Figure 1: Overall architecture of the proposed structure. The structure consists of a feature extractor, main network, branch network, concatenate module and subtract module. Among them, the feature extractor and main network form the original context model. The subtract module is used to calculate context feature residuals and the concatenate module is used to concatenate the input of the network.

(2) We improve the performance of the context models by adding an MLP branch that directly predicts the node occupancy instead of the probability distribution. The loss function of this branch is the mean squared error (MSE) between its output and the actual node occupancy. Since the node occupancy is an accurate label, this branch introduces accurate gradients during the training of the context model.
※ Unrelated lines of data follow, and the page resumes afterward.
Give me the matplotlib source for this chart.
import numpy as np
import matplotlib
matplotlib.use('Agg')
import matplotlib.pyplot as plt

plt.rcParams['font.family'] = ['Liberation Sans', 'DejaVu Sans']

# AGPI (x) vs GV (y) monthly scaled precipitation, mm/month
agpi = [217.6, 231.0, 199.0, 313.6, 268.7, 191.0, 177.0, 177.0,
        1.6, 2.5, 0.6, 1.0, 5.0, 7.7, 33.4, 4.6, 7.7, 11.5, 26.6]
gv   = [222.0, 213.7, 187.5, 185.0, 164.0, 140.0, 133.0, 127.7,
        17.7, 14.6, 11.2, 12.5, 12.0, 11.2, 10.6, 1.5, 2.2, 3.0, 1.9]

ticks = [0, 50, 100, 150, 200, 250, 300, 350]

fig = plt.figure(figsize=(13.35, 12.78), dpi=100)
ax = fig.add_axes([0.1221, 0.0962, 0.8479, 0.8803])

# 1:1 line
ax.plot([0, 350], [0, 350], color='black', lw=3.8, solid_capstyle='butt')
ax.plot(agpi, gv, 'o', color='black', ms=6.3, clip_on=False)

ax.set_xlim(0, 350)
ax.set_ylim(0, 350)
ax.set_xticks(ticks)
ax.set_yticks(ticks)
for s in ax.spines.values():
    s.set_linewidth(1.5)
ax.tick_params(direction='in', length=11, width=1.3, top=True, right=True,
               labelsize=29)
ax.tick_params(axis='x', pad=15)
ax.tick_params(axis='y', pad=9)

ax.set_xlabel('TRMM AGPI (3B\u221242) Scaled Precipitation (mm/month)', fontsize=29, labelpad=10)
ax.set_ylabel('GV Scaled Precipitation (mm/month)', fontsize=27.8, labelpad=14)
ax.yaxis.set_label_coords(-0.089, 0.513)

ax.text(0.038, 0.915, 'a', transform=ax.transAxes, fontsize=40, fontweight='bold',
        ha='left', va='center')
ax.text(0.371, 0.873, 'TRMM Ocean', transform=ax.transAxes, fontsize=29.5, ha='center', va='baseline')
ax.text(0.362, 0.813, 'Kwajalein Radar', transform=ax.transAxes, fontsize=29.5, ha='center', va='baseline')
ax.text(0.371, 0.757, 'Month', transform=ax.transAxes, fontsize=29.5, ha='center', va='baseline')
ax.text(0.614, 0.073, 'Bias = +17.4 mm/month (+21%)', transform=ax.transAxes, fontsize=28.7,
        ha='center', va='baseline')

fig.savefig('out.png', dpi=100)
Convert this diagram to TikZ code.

At the same time, the output of this branch will also serve as a feature to assist the training of the main network.

Figure 2: Overall architecture of EMR-OctAttention. The weighted context output from the attention layer is used as a latent representation to calculate the context feature residuals. The context feature residuals are concatenated with the weighted context and fed into two MLPs. One MLP outputs a 255-dimensional probability distribution and is the main network. The cross-entropy between this probability distribution and the one-hot encoding representing the actual occupancy of the node is used as the loss function. The other MLP outputs an 8-dimensional vector representing the occupancy probability of each child node. The mean squared error between this 8-dimensional vector and the actual occupancy of the 8 child nodes is used as the loss function.

The effectiveness of our proposed approach is demonstrated by applying it to two state-of-the-art models: an octree-based one (OctAttention [1]) and a voxel-based one (VoxelDNN [2]). Experimental results show that our method can reduce the bitrate in geometry point cloud encoding without significantly increasing time complexity.

Reference:
[1] C. Fu, G. Li, R. Song, W. Gao, and S. Liu, “OctAttention: Octree-based large-scale contexts model for point cloud compression,” in Proc. AAAI Conf. Artif. Intell., 2022, pp. 625–633.
[2] D. T. Nguyen, M. Quach, G. Valenzise, and P. Duhamel, “Learning-based lossless compression of 3D point cloud geometry,” in Proc. IEEE Int. Conf. Acoust., Speech Signal Process. (ICASSP), Toronto, ON, Canada, Jun. 2021, pp. 4220–4224.